Most of the adults in my clinic feel this same way. We even have a running joke that if we ever come down with a serious illness, we’ll likely get brushed off and end up dead at the expense of our hospital’s mortality rate.

As a sick kid who has successfully become a sick adult and reached the fourth decade of her life, I get the impression that my medical team sees their job as done. The contrast in experience between pediatric to adult care has been very hard to come to terms with. I sometimes question myself and wonder if my fond hospital memories are the result of some sort of twisted nostalgia. 

That or maybe present-day doctors’ practices are nothing more than a symptom of society’s ever-increasing pace, spike in malpractice lawsuits, and health insurance policy interference

I don’t think society is to blame in every situation, though. I mean, how many adults enter a doctor’s care only to be told that their symptoms are imaginary? How many more are told “You know, you’re at that age when…” 

For this reason, I call B.S. I think as we grow older we become too disconnected from each other’s humanity and disassociated from the truth of ourselves. There’s something wrong with us when we believe an article that says doctors shouldn’t physically touch their adult patients. There’s also bad thinking behind the idea that a person shouldn’t trust the way they feel in their own body. Symptoms are usually a precursor to some bigger problem, so we should absolutely trust how we feel.

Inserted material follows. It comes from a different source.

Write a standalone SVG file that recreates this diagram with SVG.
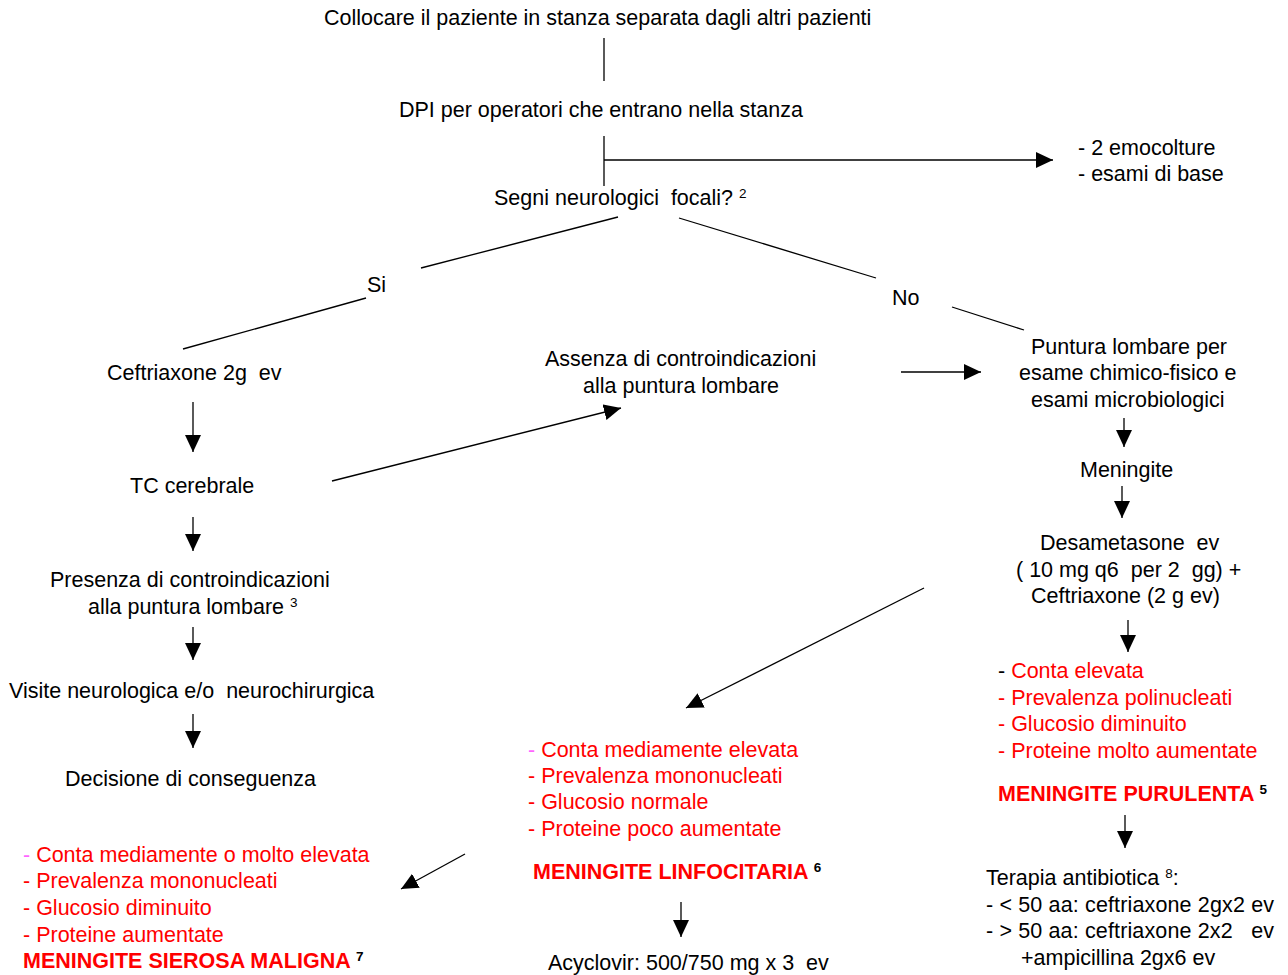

If I could change one thing about adult practitioners, it would be their bedside manner. 

In other words, doctors, NP’s, etc. should listen to and support patients as they speak about their experiences and feelings (without diminishing or dismissing them), stop insisting that a person’s health is based purely on their appearance, encourage patients to meet other practitioners for a second or alternative opinion, and perhaps, most important of all, incorporate more self-care into their own lives so they can be present (in body/mind) with patients and not feel scattered and/or judgmental. 

And, while we’re at it, give your patients a pat on the shoulder, handshake, or high-five once in a while. Adult patients need connection and comfort just as much as children do.